▸ Objective
Every line of the material is to be quoted verbatim, minus the pictures.

▸ Dataset section

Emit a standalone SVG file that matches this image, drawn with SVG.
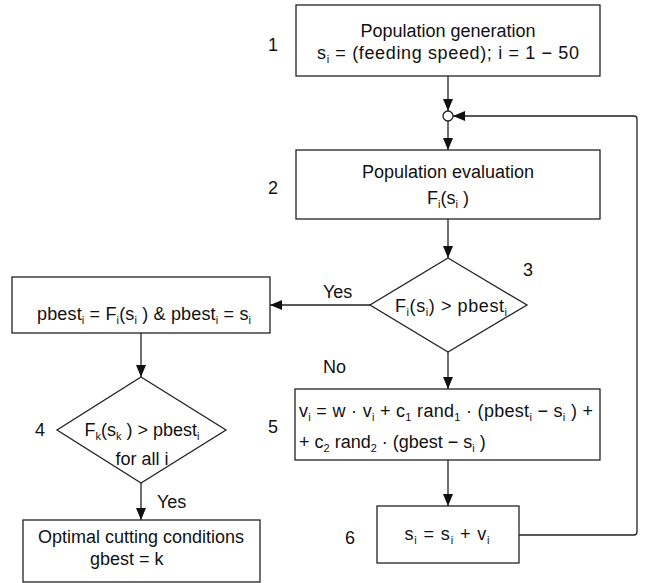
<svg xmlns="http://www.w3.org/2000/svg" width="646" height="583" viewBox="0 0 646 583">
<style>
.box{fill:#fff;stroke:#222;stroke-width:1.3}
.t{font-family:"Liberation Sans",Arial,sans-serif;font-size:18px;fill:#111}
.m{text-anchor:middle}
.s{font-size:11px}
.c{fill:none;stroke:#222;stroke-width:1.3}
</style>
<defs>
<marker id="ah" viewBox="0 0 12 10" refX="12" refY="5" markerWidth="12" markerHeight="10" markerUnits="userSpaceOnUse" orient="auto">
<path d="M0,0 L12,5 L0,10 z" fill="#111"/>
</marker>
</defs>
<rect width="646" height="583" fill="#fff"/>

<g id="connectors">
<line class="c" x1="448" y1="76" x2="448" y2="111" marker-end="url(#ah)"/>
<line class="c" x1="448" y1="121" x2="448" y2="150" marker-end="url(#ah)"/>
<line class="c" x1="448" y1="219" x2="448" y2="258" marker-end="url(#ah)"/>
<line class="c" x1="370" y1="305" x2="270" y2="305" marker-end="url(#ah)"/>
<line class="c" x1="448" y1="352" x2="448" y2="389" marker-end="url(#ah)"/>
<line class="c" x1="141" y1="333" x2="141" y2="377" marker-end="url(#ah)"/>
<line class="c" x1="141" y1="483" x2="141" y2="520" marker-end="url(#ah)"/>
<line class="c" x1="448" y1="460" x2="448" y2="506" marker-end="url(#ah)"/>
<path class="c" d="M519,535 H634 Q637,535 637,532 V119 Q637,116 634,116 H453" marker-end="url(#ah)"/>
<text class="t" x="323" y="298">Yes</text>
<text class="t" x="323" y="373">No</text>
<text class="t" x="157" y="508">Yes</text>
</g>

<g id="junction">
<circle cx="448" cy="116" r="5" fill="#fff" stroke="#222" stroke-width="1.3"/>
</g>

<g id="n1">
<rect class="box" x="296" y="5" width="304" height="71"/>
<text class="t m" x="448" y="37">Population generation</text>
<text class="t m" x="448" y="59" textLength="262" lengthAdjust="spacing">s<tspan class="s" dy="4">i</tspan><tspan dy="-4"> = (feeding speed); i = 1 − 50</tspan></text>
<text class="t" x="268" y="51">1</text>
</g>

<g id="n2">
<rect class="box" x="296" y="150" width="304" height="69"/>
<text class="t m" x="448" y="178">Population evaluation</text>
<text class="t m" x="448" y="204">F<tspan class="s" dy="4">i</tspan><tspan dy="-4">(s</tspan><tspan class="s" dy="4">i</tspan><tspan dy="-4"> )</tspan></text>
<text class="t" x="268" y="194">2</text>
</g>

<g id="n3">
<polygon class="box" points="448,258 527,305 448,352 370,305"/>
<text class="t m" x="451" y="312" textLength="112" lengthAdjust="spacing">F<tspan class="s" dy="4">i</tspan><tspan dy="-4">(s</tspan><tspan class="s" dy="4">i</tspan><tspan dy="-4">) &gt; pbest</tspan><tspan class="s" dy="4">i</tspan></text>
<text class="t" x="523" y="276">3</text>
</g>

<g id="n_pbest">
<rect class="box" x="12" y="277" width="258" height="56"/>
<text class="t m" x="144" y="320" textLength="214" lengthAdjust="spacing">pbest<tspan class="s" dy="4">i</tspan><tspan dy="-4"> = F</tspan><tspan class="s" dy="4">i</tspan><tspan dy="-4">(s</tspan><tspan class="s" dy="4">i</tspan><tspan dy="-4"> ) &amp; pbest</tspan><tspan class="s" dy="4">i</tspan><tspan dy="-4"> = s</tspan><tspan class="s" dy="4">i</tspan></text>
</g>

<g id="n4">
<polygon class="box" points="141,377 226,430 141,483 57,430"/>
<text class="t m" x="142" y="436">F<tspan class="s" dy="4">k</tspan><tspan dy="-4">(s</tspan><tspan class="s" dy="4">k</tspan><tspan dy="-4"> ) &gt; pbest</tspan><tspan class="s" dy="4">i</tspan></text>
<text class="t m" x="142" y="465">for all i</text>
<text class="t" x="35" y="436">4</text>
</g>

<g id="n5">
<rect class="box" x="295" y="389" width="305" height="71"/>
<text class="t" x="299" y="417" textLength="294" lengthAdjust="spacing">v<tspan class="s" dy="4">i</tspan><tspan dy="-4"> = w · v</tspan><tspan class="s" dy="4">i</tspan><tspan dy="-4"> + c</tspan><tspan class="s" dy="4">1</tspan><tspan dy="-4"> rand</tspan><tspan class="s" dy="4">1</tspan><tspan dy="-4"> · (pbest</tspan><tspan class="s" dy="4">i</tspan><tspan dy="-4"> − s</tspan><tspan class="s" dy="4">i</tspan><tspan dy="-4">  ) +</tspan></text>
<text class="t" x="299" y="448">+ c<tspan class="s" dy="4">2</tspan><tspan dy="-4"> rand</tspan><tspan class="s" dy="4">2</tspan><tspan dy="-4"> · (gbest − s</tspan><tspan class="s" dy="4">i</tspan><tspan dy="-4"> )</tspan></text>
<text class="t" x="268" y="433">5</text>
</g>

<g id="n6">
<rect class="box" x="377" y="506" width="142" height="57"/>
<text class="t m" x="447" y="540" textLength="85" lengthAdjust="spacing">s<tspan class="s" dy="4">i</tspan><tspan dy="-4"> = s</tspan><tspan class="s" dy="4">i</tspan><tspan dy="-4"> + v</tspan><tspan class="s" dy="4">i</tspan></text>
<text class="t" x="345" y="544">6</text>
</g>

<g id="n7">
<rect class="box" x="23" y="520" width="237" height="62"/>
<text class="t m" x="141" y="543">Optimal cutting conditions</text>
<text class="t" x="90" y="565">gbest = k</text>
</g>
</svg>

▸ Solution to the exercise
Emit a standalone SVG file that matches this image, drawn with SVG.
<svg xmlns="http://www.w3.org/2000/svg" width="646" height="583" viewBox="0 0 646 583">
<style>
.box{fill:#fff;stroke:#222;stroke-width:1.3}
.t{font-family:"Liberation Sans",Arial,sans-serif;font-size:18px;fill:#111}
.m{text-anchor:middle}
.s{font-size:11px}
.c{fill:none;stroke:#222;stroke-width:1.3}
</style>
<defs>
<marker id="ah" viewBox="0 0 12 10" refX="12" refY="5" markerWidth="12" markerHeight="10" markerUnits="userSpaceOnUse" orient="auto">
<path d="M0,0 L12,5 L0,10 z" fill="#111"/>
</marker>
</defs>
<rect width="646" height="583" fill="#fff"/>

<g id="connectors">
<line class="c" x1="448" y1="76" x2="448" y2="111" marker-end="url(#ah)"/>
<line class="c" x1="448" y1="121" x2="448" y2="150" marker-end="url(#ah)"/>
<line class="c" x1="448" y1="219" x2="448" y2="258" marker-end="url(#ah)"/>
<line class="c" x1="370" y1="305" x2="270" y2="305" marker-end="url(#ah)"/>
<line class="c" x1="448" y1="352" x2="448" y2="389" marker-end="url(#ah)"/>
<line class="c" x1="141" y1="333" x2="141" y2="377" marker-end="url(#ah)"/>
<line class="c" x1="141" y1="483" x2="141" y2="520" marker-end="url(#ah)"/>
<line class="c" x1="448" y1="460" x2="448" y2="506" marker-end="url(#ah)"/>
<path class="c" d="M519,535 H634 Q637,535 637,532 V119 Q637,116 634,116 H453" marker-end="url(#ah)"/>
<text class="t" x="323" y="298">Yes</text>
<text class="t" x="323" y="373">No</text>
<text class="t" x="157" y="508">Yes</text>
</g>

<g id="junction">
<circle cx="448" cy="116" r="5" fill="#fff" stroke="#222" stroke-width="1.3"/>
</g>

<g id="n1">
<rect class="box" x="296" y="5" width="304" height="71"/>
<text class="t m" x="448" y="37">Population generation</text>
<text class="t m" x="448" y="59" textLength="262" lengthAdjust="spacing">s<tspan class="s" dy="4">i</tspan><tspan dy="-4"> = (feeding speed); i = 1 − 50</tspan></text>
<text class="t" x="268" y="51">1</text>
</g>

<g id="n2">
<rect class="box" x="296" y="150" width="304" height="69"/>
<text class="t m" x="448" y="178">Population evaluation</text>
<text class="t m" x="448" y="204">F<tspan class="s" dy="4">i</tspan><tspan dy="-4">(s</tspan><tspan class="s" dy="4">i</tspan><tspan dy="-4"> )</tspan></text>
<text class="t" x="268" y="194">2</text>
</g>

<g id="n3">
<polygon class="box" points="448,258 527,305 448,352 370,305"/>
<text class="t m" x="451" y="312" textLength="112" lengthAdjust="spacing">F<tspan class="s" dy="4">i</tspan><tspan dy="-4">(s</tspan><tspan class="s" dy="4">i</tspan><tspan dy="-4">) &gt; pbest</tspan><tspan class="s" dy="4">i</tspan></text>
<text class="t" x="523" y="276">3</text>
</g>

<g id="n_pbest">
<rect class="box" x="12" y="277" width="258" height="56"/>
<text class="t m" x="144" y="320" textLength="214" lengthAdjust="spacing">pbest<tspan class="s" dy="4">i</tspan><tspan dy="-4"> = F</tspan><tspan class="s" dy="4">i</tspan><tspan dy="-4">(s</tspan><tspan class="s" dy="4">i</tspan><tspan dy="-4"> ) &amp; pbest</tspan><tspan class="s" dy="4">i</tspan><tspan dy="-4"> = s</tspan><tspan class="s" dy="4">i</tspan></text>
</g>

<g id="n4">
<polygon class="box" points="141,377 226,430 141,483 57,430"/>
<text class="t m" x="142" y="436">F<tspan class="s" dy="4">k</tspan><tspan dy="-4">(s</tspan><tspan class="s" dy="4">k</tspan><tspan dy="-4"> ) &gt; pbest</tspan><tspan class="s" dy="4">i</tspan></text>
<text class="t m" x="142" y="465">for all i</text>
<text class="t" x="35" y="436">4</text>
</g>

<g id="n5">
<rect class="box" x="295" y="389" width="305" height="71"/>
<text class="t" x="299" y="417" textLength="294" lengthAdjust="spacing">v<tspan class="s" dy="4">i</tspan><tspan dy="-4"> = w · v</tspan><tspan class="s" dy="4">i</tspan><tspan dy="-4"> + c</tspan><tspan class="s" dy="4">1</tspan><tspan dy="-4"> rand</tspan><tspan class="s" dy="4">1</tspan><tspan dy="-4"> · (pbest</tspan><tspan class="s" dy="4">i</tspan><tspan dy="-4"> − s</tspan><tspan class="s" dy="4">i</tspan><tspan dy="-4">  ) +</tspan></text>
<text class="t" x="299" y="448">+ c<tspan class="s" dy="4">2</tspan><tspan dy="-4"> rand</tspan><tspan class="s" dy="4">2</tspan><tspan dy="-4"> · (gbest − s</tspan><tspan class="s" dy="4">i</tspan><tspan dy="-4"> )</tspan></text>
<text class="t" x="268" y="433">5</text>
</g>

<g id="n6">
<rect class="box" x="377" y="506" width="142" height="57"/>
<text class="t m" x="447" y="540" textLength="85" lengthAdjust="spacing">s<tspan class="s" dy="4">i</tspan><tspan dy="-4"> = s</tspan><tspan class="s" dy="4">i</tspan><tspan dy="-4"> + v</tspan><tspan class="s" dy="4">i</tspan></text>
<text class="t" x="345" y="544">6</text>
</g>

<g id="n7">
<rect class="box" x="23" y="520" width="237" height="62"/>
<text class="t m" x="141" y="543">Optimal cutting conditions</text>
<text class="t" x="90" y="565">gbest = k</text>
</g>
</svg>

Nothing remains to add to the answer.